The system spools and partitions the larger table in the same way. Although the partitions for the large table are also larger, they need not fit into memory. When the system makes the join, it brings a hash join partition of the smaller table, which is copied to a spool, into memory. Rows from the matching hash join partition in the other table, which is also in a spool, can then be matched to the rows in memory.

Note that a row from one hash join partition cannot match a row in the other table that is in a different hash join partition because their respective hash values are different.

Each left table hash join partition is then hash-joined in turn with its corresponding right table partition. The graphic in the section on Classic Hash Join shows partition 2 of the triple-partitioned left table being hash-joined with hash join partition 2 of the triple-partitioned right table.

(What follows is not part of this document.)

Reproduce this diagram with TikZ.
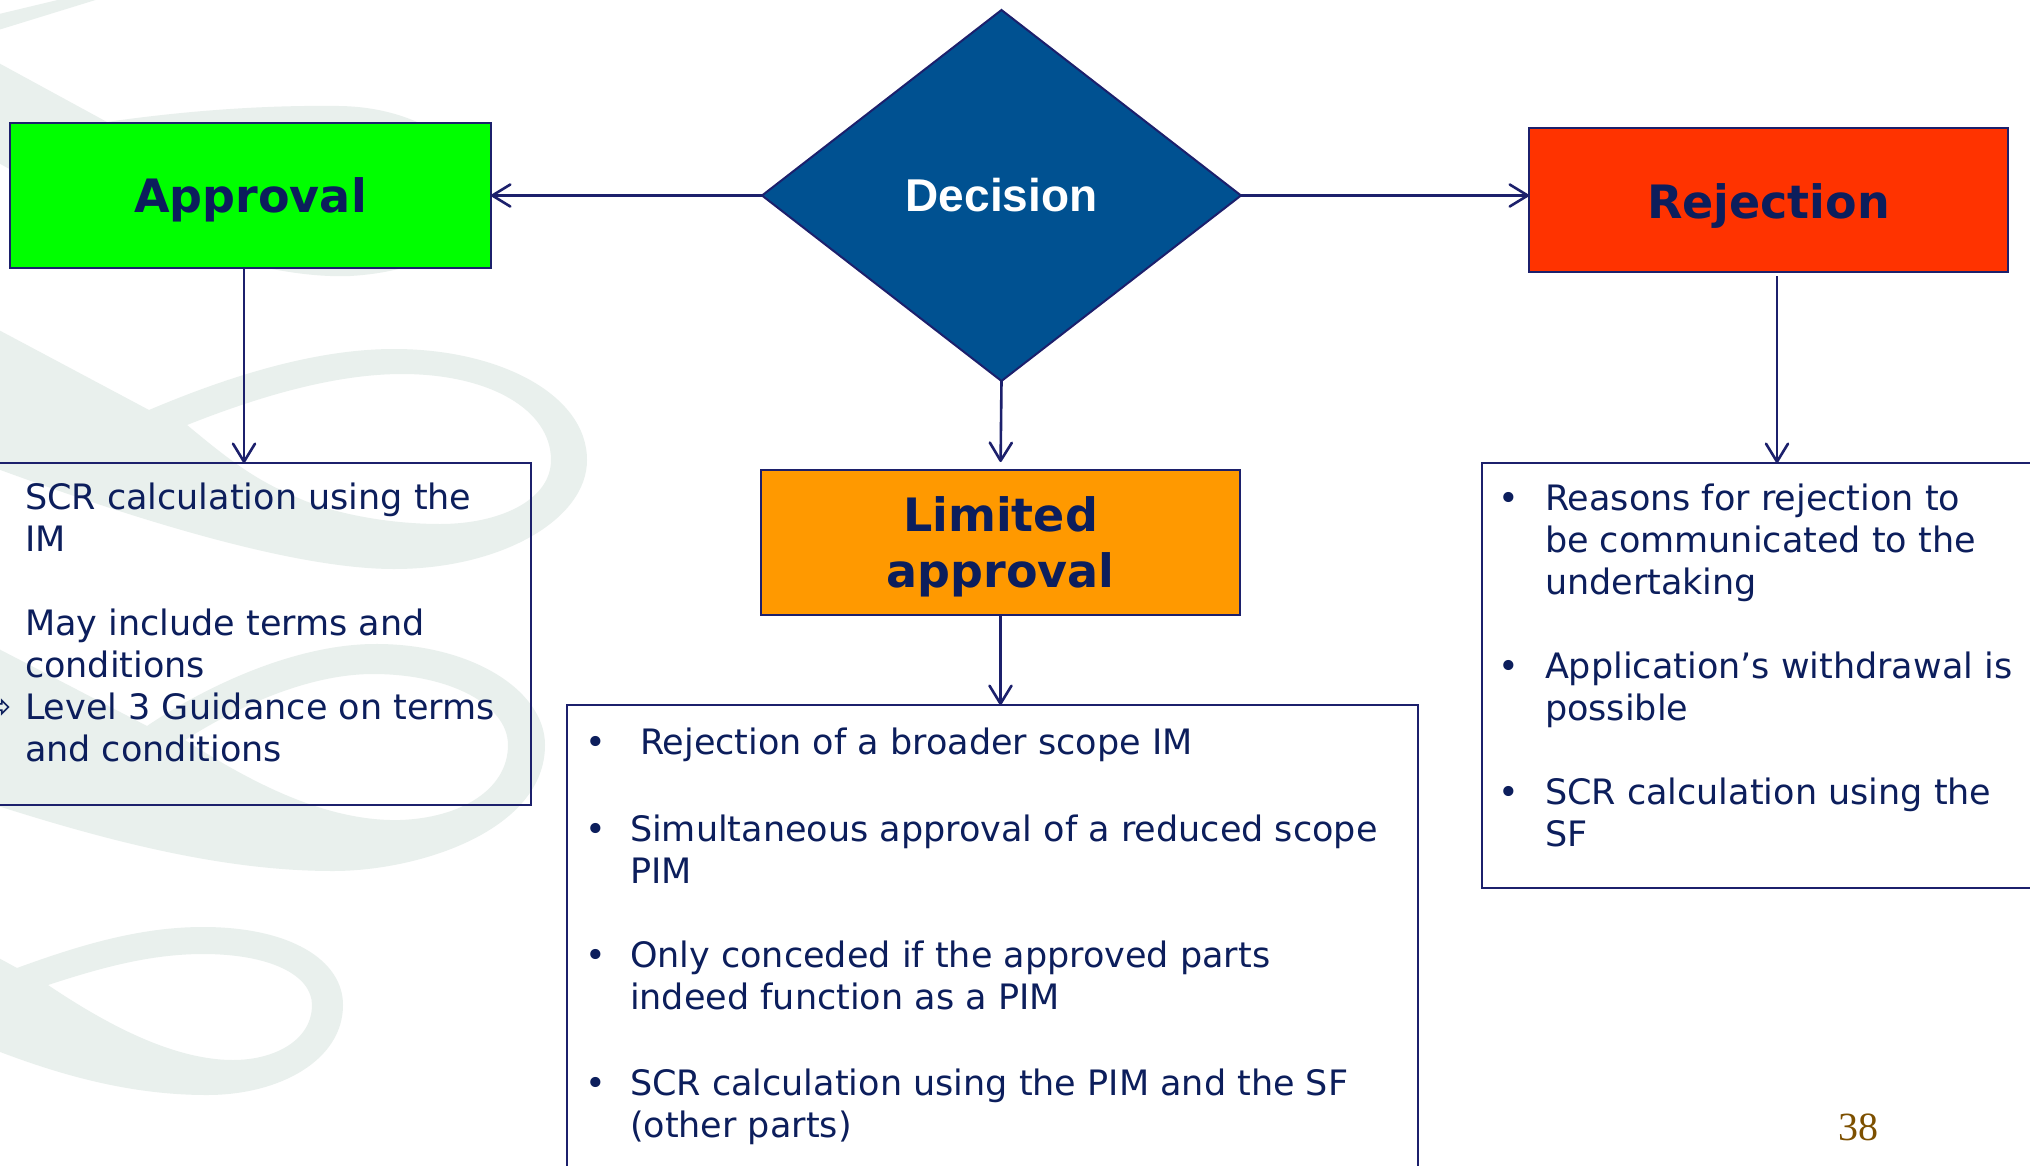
\documentclass[tikz,border=0pt]{standalone}
\usepackage{fontspec}
\setmainfont{DejaVu Sans}
\newfontfamily\arialfont{Liberation Sans}
\newfontfamily\timesfont{Liberation Serif}
\usetikzlibrary{shapes.geometric,arrows.meta}
\definecolor{navy}{RGB}{28,32,108}
\definecolor{txt}{RGB}{12,30,92}
\definecolor{swirl}{RGB}{233,240,237}
\definecolor{decblue}{RGB}{0,81,145}
\definecolor{appgreen}{RGB}{0,255,0}
\definecolor{rejred}{RGB}{255,51,0}
\definecolor{limorange}{RGB}{255,153,0}
\definecolor{pagebrown}{RGB}{125,80,0}
\newcommand{\mlines}[1]{\begin{tabular}[t]{@{}l@{}}#1\end{tabular}}
\begin{document}
\begin{tikzpicture}[x=1pt,y=-1pt,
  titlebox/.style={rectangle, draw=navy, line width=2.2pt, inner sep=0pt, outer sep=0pt,
    text=txt, text depth=0pt, font=\fontsize{46}{56}\selectfont\bfseries},
  textbox/.style={rectangle, draw=navy, line width=2.2pt, inner sep=0pt, outer sep=0pt},
  body/.style={anchor=base west, inner sep=0pt, outer sep=0pt, text=txt,
    font=\fontsize{35}{42}\selectfont},
  arr/.style={draw=navy, line width=2.6pt, -{Straight Barb[length=18pt,width=22pt,round]}},
  swirlfill/.style={fill=swirl, even odd rule}
]
\useasboundingbox (0,0) rectangle (2030,1165);
\fill[white] (0,0) rectangle (2030,1165);

% background swirls
\fill[swirl] (-5,15) -- (66,-2) -- (102,-2) -- (-5,31) -- cycle;
\fill[swirlfill] (-5,61) -- (107,122) .. controls (190,110) and (270,105) .. (339,106)
   .. controls (420,107) and (478,150) .. (480,195) .. controls (478,245) and (420,272) .. (350,276)
   .. controls (250,280) and (100,220) .. (-5,161) -- cycle
   (150,142) .. controls (220,132) and (290,130) .. (340,131) .. controls (410,132) and (455,160) .. (455,193)
   .. controls (455,228) and (410,250) .. (340,252) .. controls (270,253) and (200,180) .. (150,142) -- cycle;
\fill[swirlfill] (-5,328) -- (149,410) .. controls (220,380) and (310,349) .. (394,349)
   .. controls (500,349) and (587,395) .. (587,460) .. controls (587,520) and (500,569) .. (394,569)
   .. controls (300,569) and (150,525) .. (-5,468) -- cycle
   (187,425) .. controls (250,400) and (330,374) .. (402,374) .. controls (490,374) and (551,410) .. (551,460)
   .. controls (551,500) and (500,524) .. (440,524) .. controls (380,524) and (320,510) .. (290,494)
   .. controls (250,478) and (215,448) .. (187,425) -- cycle;
\fill[swirlfill] (-5,647) -- (147,726) .. controls (200,690) and (290,645) .. (373,644)
   .. controls (470,643) and (545,690) .. (545,745) .. controls (545,830) and (420,871) .. (333,871)
   .. controls (230,871) and (120,845) .. (-5,805) -- cycle
   (185,740) .. controls (240,705) and (310,674) .. (373,674) .. controls (450,674) and (508,705) .. (508,745)
   .. controls (508,790) and (460,818) .. (400,820) .. controls (320,822) and (240,775) .. (185,740) -- cycle;
\fill[swirlfill] (-5,956) -- (17,968) .. controls (80,945) and (140,927) .. (203,927)
   .. controls (290,927) and (343,960) .. (343,1005) .. controls (343,1060) and (280,1095) .. (207,1095)
   .. controls (130,1095) and (60,1075) .. (-5,1050) -- cycle
   (48,985) .. controls (100,968) and (150,954) .. (203,954) .. controls (270,954) and (312,975) .. (312,1005)
   .. controls (312,1040) and (275,1060) .. (233,1060) .. controls (170,1060) and (100,1020) .. (48,985) -- cycle;

% main nodes
\node[titlebox, fill=appgreen, minimum width=481pt, minimum height=145pt] (approval) at (250.5,195.5) {Approval};
\node[diamond, draw=navy, line width=2pt, fill=decblue, minimum width=479pt, minimum height=371pt,
  inner sep=0pt, outer sep=0pt, text=white, font=\arialfont\bfseries\fontsize{46}{56}\selectfont] (decision) at (1001.5,195.5) {Decision};
\node[titlebox, fill=rejred, minimum width=479pt, minimum height=144pt] (rejection) at (1768.5,200) {\raisebox{-2pt}{Rejection}};
\node[titlebox, fill=limorange, minimum width=479pt, minimum height=145pt, align=center] (limited) at (1000.5,542.5) {Limited\\approval};

% text boxes
\node[textbox, minimum width=551pt, minimum height=342pt] (leftbox) at (255.5,634) {};
\node[textbox, minimum width=851pt, minimum height=500pt] (midbox) at (992.5,955) {};
\node[textbox, minimum width=568pt, minimum height=425pt] (rightbox) at (1766,675.5) {};

% left box text
\node[body] (l1) at (25,509) {\mlines{SCR calculation using the\\IM}};
\node[body] (l2) at (25,635) {\mlines{May include terms and\\conditions\\Level 3 Guidance on terms\\and conditions}};
\node[body, anchor=base east] (larrow) at (12,718) {⇨};

% middle box text
\node[body] (mb1) at (585,754) {•};
\node[body] (m1) at (640,754) {Rejection of a broader scope IM};
\node[body] (mb2) at (585,841) {•};
\node[body] (m2) at (630,841) {\mlines{Simultaneous approval of a reduced scope\\PIM}};
\node[body] (mb3) at (585,967) {•};
\node[body] (m3) at (630,967) {\mlines{Only conceded if the approved parts\\indeed function as a PIM}};
\node[body] (mb4) at (585,1095) {•};
\node[body] (m4) at (630,1095) {\mlines{SCR calculation using the PIM and the SF\\(other parts)}};

% right box text
\node[body] (rb1) at (1498,510) {•};
\node[body] (r1) at (1545,510) {\mlines{Reasons for rejection to\\be communicated to the\\undertaking}};
\node[body] (rb2) at (1498,678) {•};
\node[body] (r2) at (1545,678) {\mlines{Application’s withdrawal is\\possible}};
\node[body] (rb3) at (1498,804) {•};
\node[body] (r3) at (1545,804) {\mlines{SCR calculation using the\\SF}};

% page number
\node[anchor=base west, inner sep=0pt, text=pagebrown, font=\timesfont\fontsize{40}{48}\selectfont] (pagenum) at (1838,1140) {38};

% connectors
\coordinate (ax) at (244,0);
\coordinate (rx) at (1777,0);
\draw[arr] (decision.west) -- (decision.west -| approval.east);
\draw[arr] (decision.east) -- (decision.east -| rejection.west);
\draw[arr, shorten >=8pt] (decision.south) -- (limited.north);
\draw[arr] (approval.south -| ax) -- (leftbox.north -| ax);
\draw[arr] (limited.south) -- (midbox.north -| limited.south);
\draw[arr, shorten <=4pt] (rejection.south -| rx) -- (rightbox.north -| rx);
\end{tikzpicture}
\end{document}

The process of creating the hash join partitions is referred to as fanning out in EXPLAIN reports (see Hash Join Examples, where the phrases that describe the hash join and the partitioning of the hash join tables are highlighted in boldface).

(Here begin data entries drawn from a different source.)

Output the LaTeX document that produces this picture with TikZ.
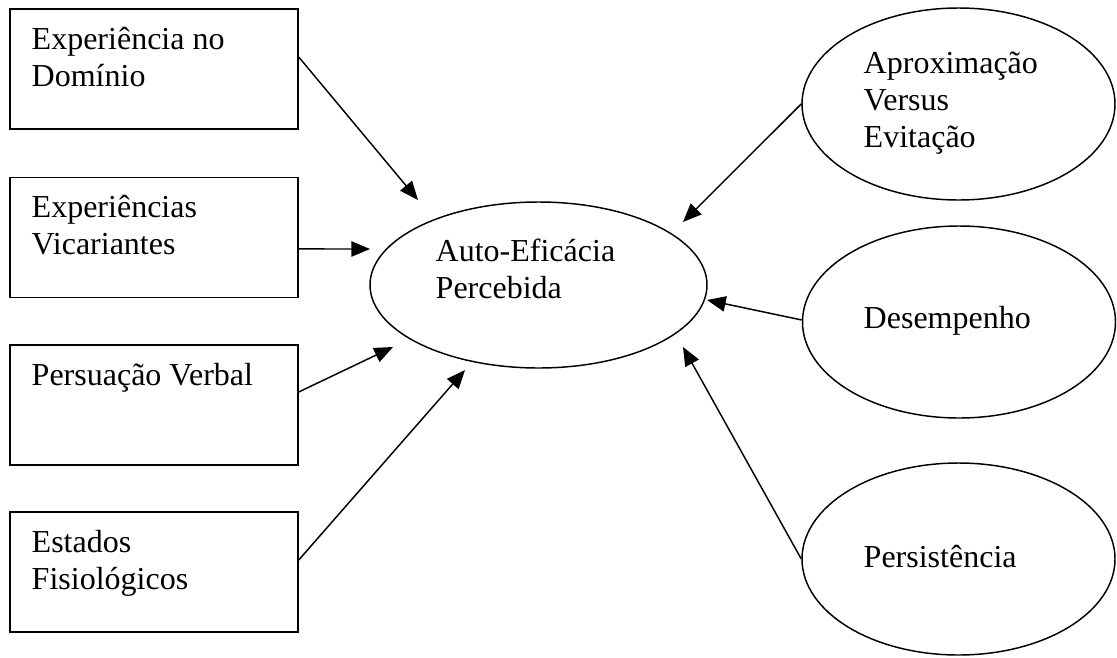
\documentclass[tikz,border=0pt]{standalone}
\usepackage{fontspec}
\setmainfont{Liberation Serif}
\usetikzlibrary{arrows.meta,shapes.geometric}

\begin{document}
\begin{tikzpicture}[x=0.75pt, y=-0.75pt, line width=1.1pt,
  fonte/.style={draw, rectangle, minimum width=216pt, minimum height=90pt, inner sep=0pt},
  efeito/.style={draw, ellipse, minimum width=234.75pt, minimum height=144pt, inner sep=0pt},
  centro/.style={draw, ellipse, minimum width=252.75pt, minimum height=124.5pt, inner sep=0pt},
  texto/.style={anchor=base west, align=left, inner sep=0pt,
    font=\fontsize{24pt}{27.75pt}\selectfont},
  seta/.style={-{Triangle[length=14pt, width=11.5pt]}}]

  \useasboundingbox (0,0) rectangle (1117,657);

  % fontes de auto-eficacia
  \node[fonte] (dom) at (154,69) {};
  \node[fonte] (vic) at (154,237.5) {};
  \node[fonte] (per) at (154,405) {};
  \node[fonte] (fis) at (154,572) {};

  % (base = ultima linha)
  \node[texto] (domT) at (31,86)  {Experiência no\\Domínio};
  \node[texto] (vicT) at (31,254) {Experiências\\Vicariantes};
  \node[texto] (perT) at (31,385) {Persuação Verbal};
  \node[texto] (fisT) at (31,589) {Estados\\Fisiológicos};

  % construto central
  \node[centro] (aef) at (538.5,285) {};
  \node[texto] (aefT) at (435,298) {Auto-Eficácia\\Percebida};

  % consequencias
  \node[efeito] (apr) at (958.5,104) {};
  \node[efeito] (des) at (959,322) {};
  \node[efeito] (pst) at (958.5,559) {};

  \node[texto] (aprT) at (863,147) {Aproximação\\Versus\\Evitação};
  \node[texto] (desT) at (863,328) {Desempenho};
  \node[texto] (pstT) at (863,567) {Persistência};

  % pontas das setas
  \coordinate (t1) at (418,200);
  \coordinate (t2) at (370,249);
  \coordinate (t3) at (393,347);
  \coordinate (t4) at (465,370);
  \coordinate (t5) at (683,222);
  \coordinate (t6) at (707,300);
  \coordinate (t7) at (683,347);

  \draw[seta] ([yshift=9pt]dom.east) -- (t1);
  \draw[seta] ([yshift=-8.6pt]vic.east) -- (t2);
  \draw[seta] ([yshift=9.75pt]per.east) -- (t3);
  \draw[seta] ([yshift=9pt]fis.east) -- (t4);
  \draw[seta] (apr.west) -- (t5);
  \draw[seta] ([yshift=1.5pt]des.west) -- (t6);
  \draw[seta] (pst.west) -- (t7);

\end{tikzpicture}
\end{document}
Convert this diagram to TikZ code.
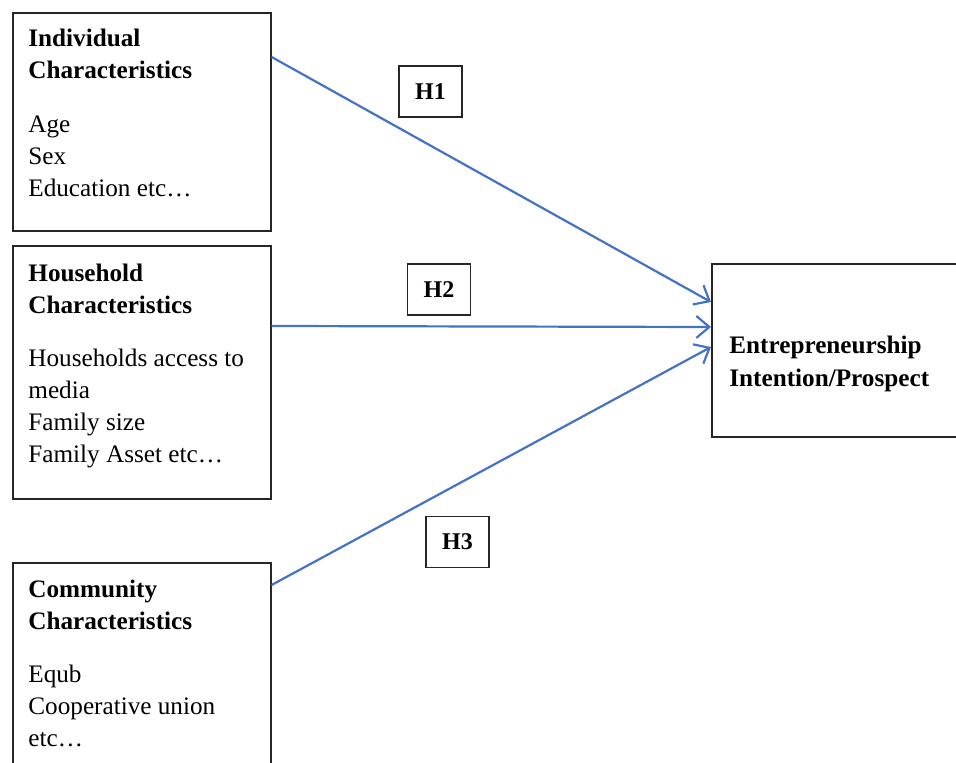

Effects of Data Skew on Hash Join Processing

Data skew in the build table can seriously degrade the performance of hash joins. One of the premises of hash join is that the hashing algorithm is good enough to ensure that the build relation can be reduced into relatively equivalent-sized partitions. When there is a large quantity of duplicate row values in the build table, the hash partitioning algorithm might not partition it optimally. Skew in the probe table can also degrade performance if it results in the probe table being smaller than the build table.

To make allowances for possible skew in either table in a hash join operation, you can use the DBS Control utility to size build table partitions proportionately to their parent hash table (see Hash Join Control Variables).

If the specified skew allowance is insufficient to correct for data skew, and hash table bucket overflow occurs, then the system matches rows from the corresponding probe table against build table rows that are already loaded into the memory-resident hash table. After all the probe partition rows have been processed, the system clears the hash table and moves more rows from the oversized build table partition into memory. The system then re-reads rows from the probe partition and matches them against the freshly loaded build table rows. This procedure repeats until the entire build partition has been processed.

For in-memory hash joins, data skew in the build table can also degrade join performance. Skew is more problematic for in-memory hash joins due to the higher default size for an in-memory hash table. With higher hash table sizes, the Optimizer may choose direct access for the right table. But if there is hash table overflow, then a larger right table must be scanned multiple times. When using smaller hash table sizes, the planner may choose to partition the two inputs if the available memory is deemed insufficient to hold the entire left input. During in-memory hash join planning, the Optimizer adjusts the cost more conservatively for skew by inflating the row estimate.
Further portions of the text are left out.